Source data:
++++
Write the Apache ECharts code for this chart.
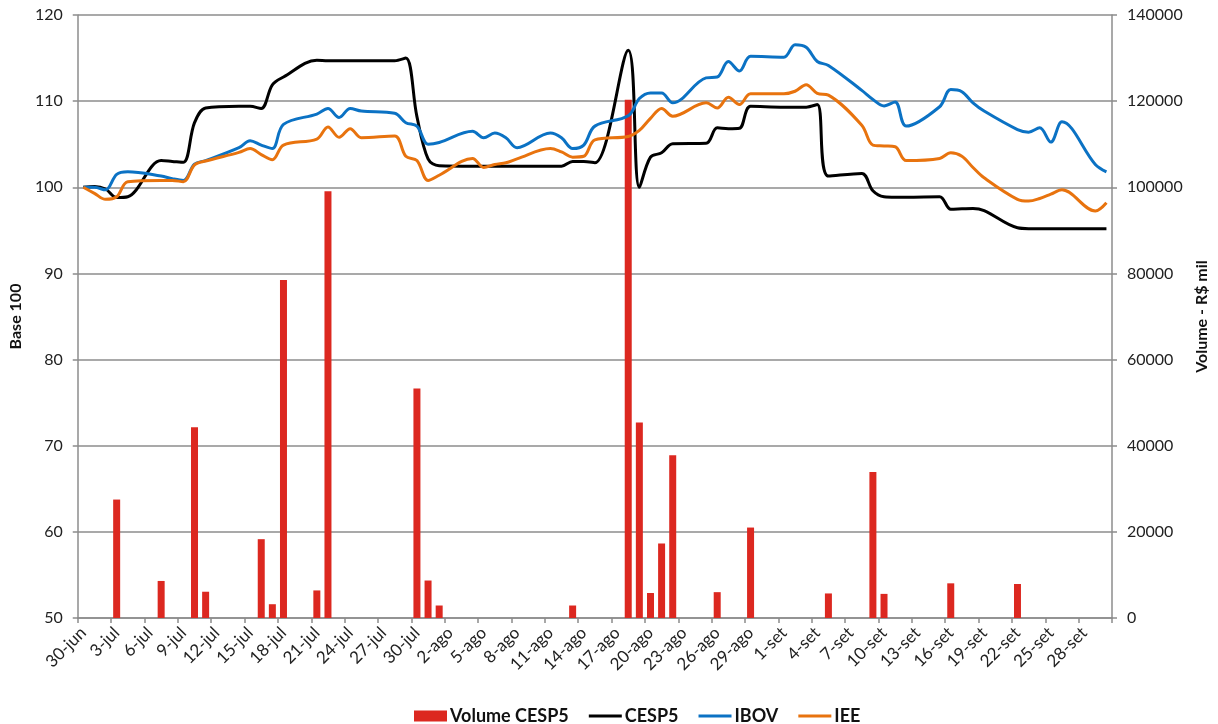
<!DOCTYPE html>
<html>
<head>
<meta charset="utf-8">
<script src="https://cdn.jsdelivr.net/npm/echarts@6/dist/echarts.min.js"></script>
<style>
html,body{margin:0;padding:0;background:#fff;}
#chart{width:1218px;height:724px;}
</style>
</head>
<body>
<div id="chart"></div>
<script>
// Category labels: every day from 30-jun to 30-set
const monthSpans = [['jun', 30, 30], ['jul', 1, 31], ['ago', 1, 31], ['set', 1, 30]];
const categories = [];
monthSpans.forEach(function (m) { for (let d = m[1]; d <= m[2]; d++) categories.push(d + '-' + m[0]); });

// Each row = one week Mon..Sun (weekends have no trading data)
const volumeCESP5 = [
  null, null, null, 27500, null, null, null,
  8600, null, null, 44300, 6100, null, null,
  null, null, 18300, 3200, 78500, null, null,
  6400, 99100, null, null, null, null, null,
  null, null, 53300, 8700, 2900, null, null,
  null, null, null, null, null, null, null,
  null, null, 2900, null, null, null, null,
  120300, 45400, 5800, 17300, 37800, null, null,
  null, 6000, null, null, 21000, null, null,
  null, null, null, null, 5700, null, null,
  null, 33900, 5600, null, null, null, null,
  null, 8050, null, null, null, null, null,
  7900, null, null, null, null, null, null,
  null, null
];
const cesp5 = [
  100.0, 100.1, 99.8, 98.8, 98.9, null, null,
  103.1, 103.0, 102.9, 107.5, 109.2, null, null,
  109.4, 109.4, 109.15, 111.9, 112.8, null, null,
  114.75, 114.7, 114.7, 114.7, 114.7, null, null,
  114.7, 115.0, 108.2, 103.3, 102.5, null, null,
  102.45, 102.45, 102.45, 102.45, 102.45, null, null,
  102.45, 102.45, 103.0, 103.0, 102.85, null, null,
  115.9, 100.0, 103.5, 104.0, 105.05, null, null,
  105.1, 106.9, 106.8, 106.85, 109.4, null, null,
  109.3, 109.3, 109.3, 109.6, 101.3, null, null,
  101.6, 99.6, 98.9, 98.85, 98.85, null, null,
  98.9, 97.45, 97.5, 97.55, 97.3, null, null,
  95.3, 95.2, 95.2, 95.2, 95.2, null, null,
  95.2, 95.2
];
const ibov = [
  100.0, 100.0, 99.7, 101.5, 101.8, null, null,
  101.3, 101.0, 100.8, 102.7, 103.1, null, null,
  104.6, 105.4, 104.9, 104.5, 107.3, null, null,
  108.5, 109.15, 108.1, 109.15, 108.85, null, null,
  108.6, 107.5, 107.1, 105.0, 105.2, null, null,
  106.5, 105.75, 106.3, 105.75, 104.6, null, null,
  106.3, 105.75, 104.5, 104.9, 107.1, null, null,
  108.3, 110.3, 110.95, 110.95, 109.8, null, null,
  112.7, 112.8, 114.6, 113.5, 115.2, null, null,
  115.1, 116.55, 116.25, 114.6, 114.15, null, null,
  111.25, 110.2, 109.45, 109.9, 107.1, null, null,
  109.35, 111.35, 111.1, 109.8, 108.85, null, null,
  106.7, 106.4, 106.9, 105.25, 107.6, null, null,
  102.65, 101.8
];
const iee = [
  100.0, 99.3, 98.6, 98.9, 100.65, null, null,
  100.8, 100.8, 100.65, 102.6, 103.05, null, null,
  104.05, 104.5, 103.8, 103.2, 104.9, null, null,
  105.6, 107.0, 105.8, 106.8, 105.75, null, null,
  105.95, 103.6, 103.1, 100.8, 101.4, null, null,
  103.35, 102.3, 102.65, 102.85, 103.3, null, null,
  104.5, 104.1, 103.5, 103.6, 105.5, null, null,
  105.9, 106.6, 108.0, 109.15, 108.25, null, null,
  109.8, 109.2, 110.45, 109.6, 110.85, null, null,
  110.85, 111.15, 111.9, 110.9, 110.7, null, null,
  107.2, 104.9, 104.8, 104.7, 103.1, null, null,
  103.35, 104.0, 103.6, 102.3, 101.1, null, null,
  98.6, 98.4, 98.7, 99.2, 99.7, null, null,
  97.25, 98.2
];
const leftTicks = { min: 50, max: 120, interval: 10 };
const rightTicks = { min: 0, max: 140000, interval: 20000 };

const FONT = 'Lato, "Open Sans", sans-serif';
const AXIS_GRAY = '#8c8c8c';
const LINE_ICON = 'path://M0,0 L34,0 L34,3.2 L0,3.2 Z';
const chart = echarts.init(document.getElementById('chart'));
const lineCommon = { type: 'line', yAxisIndex: 0, symbol: 'none', smooth: 0.35, connectNulls: true, z: 3 };
chart.setOption({
  animation: false,
  textStyle: { fontFamily: FONT },
  grid: { left: 73, right: 97, top: 15, bottom: 106, containLabel: false },
  legend: {
    top: 702, left: 409, itemGap: 20, itemWidth: 33, itemHeight: 11,
    textStyle: { fontFamily: FONT, fontSize: 18, fontWeight: 'bold', color: '#111', padding: [0, 0, 0, -2] },
    data: [
      { name: 'Volume CESP5', icon: 'rect' },
      { name: 'CESP5', icon: LINE_ICON },
      { name: 'IBOV', icon: LINE_ICON },
      { name: 'IEE', icon: LINE_ICON }
    ]
  },
  xAxis: {
    type: 'category', data: categories, boundaryGap: true,
    axisLine: { lineStyle: { color: AXIS_GRAY, width: 1.5 } },
    axisTick: { show: true, interval: 2, length: 5, lineStyle: { color: AXIS_GRAY, width: 1.5 } },
    axisLabel: { interval: 2, rotate: 45, fontSize: 17, color: '#222', margin: 12, fontFamily: FONT }
  },
  yAxis: [
    {
      type: 'value', min: leftTicks.min, max: leftTicks.max, interval: leftTicks.interval,
      name: 'Base 100', nameLocation: 'middle', nameRotate: 90, nameGap: 52,
      nameTextStyle: { fontFamily: FONT, fontSize: 16, fontWeight: 'bold', color: '#111' },
      axisLine: { show: true, lineStyle: { color: AXIS_GRAY, width: 1.5 } },
      axisTick: { show: true, length: 5, lineStyle: { color: AXIS_GRAY, width: 1.5 } },
      axisLabel: { fontSize: 16, color: '#222', margin: 15, fontFamily: FONT },
      splitLine: { show: true, lineStyle: { color: AXIS_GRAY, width: 1.5 } }
    },
    {
      type: 'value', min: rightTicks.min, max: rightTicks.max, interval: rightTicks.interval,
      position: 'right',
      name: 'Volume - R$ mil', nameLocation: 'middle', nameRotate: 90, nameGap: 82,
      nameTextStyle: { fontFamily: FONT, fontSize: 16, fontWeight: 'bold', color: '#111' },
      axisLine: { show: true, lineStyle: { color: AXIS_GRAY, width: 1.5 } },
      axisTick: { show: true, length: 5, lineStyle: { color: AXIS_GRAY, width: 1.5 } },
      axisLabel: { fontSize: 16, color: '#222', margin: 15, fontFamily: FONT,
        formatter: function (v) { return String(v); } },
      splitLine: { show: false }
    }
  ],
  series: [
    { name: 'Volume CESP5', type: 'bar', yAxisIndex: 1, data: volumeCESP5, barWidth: 7,
      itemStyle: { color: '#dc2820' }, z: 2 },
    Object.assign({ name: 'CESP5', data: cesp5, itemStyle: { color: '#000000' }, lineStyle: { color: '#000000', width: 3 } }, lineCommon),
    Object.assign({ name: 'IBOV', data: ibov, itemStyle: { color: '#0b72c4' }, lineStyle: { color: '#0b72c4', width: 3 } }, lineCommon),
    Object.assign({ name: 'IEE', data: iee, itemStyle: { color: '#e8730e' }, lineStyle: { color: '#e8730e', width: 3 } }, lineCommon)
  ]
});
</script>
</body>
</html>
++++
Problem details: With all pictures left out, please transcribe exactly the lines from the start of the material through the line with "m[2]; d++) categories.push(d".

Exercise solution:
Write the Apache ECharts code for this chart.
<!DOCTYPE html>
<html>
<head>
<meta charset="utf-8">
<script src="https://cdn.jsdelivr.net/npm/echarts@6/dist/echarts.min.js"></script>
<style>
html,body{margin:0;padding:0;background:#fff;}
#chart{width:1218px;height:724px;}
</style>
</head>
<body>
<div id="chart"></div>
<script>
// Category labels: every day from 30-jun to 30-set
const monthSpans = [['jun', 30, 30], ['jul', 1, 31], ['ago', 1, 31], ['set', 1, 30]];
const categories = [];
monthSpans.forEach(function (m) { for (let d = m[1]; d <= m[2]; d++) categories.push(d + '-' + m[0]); });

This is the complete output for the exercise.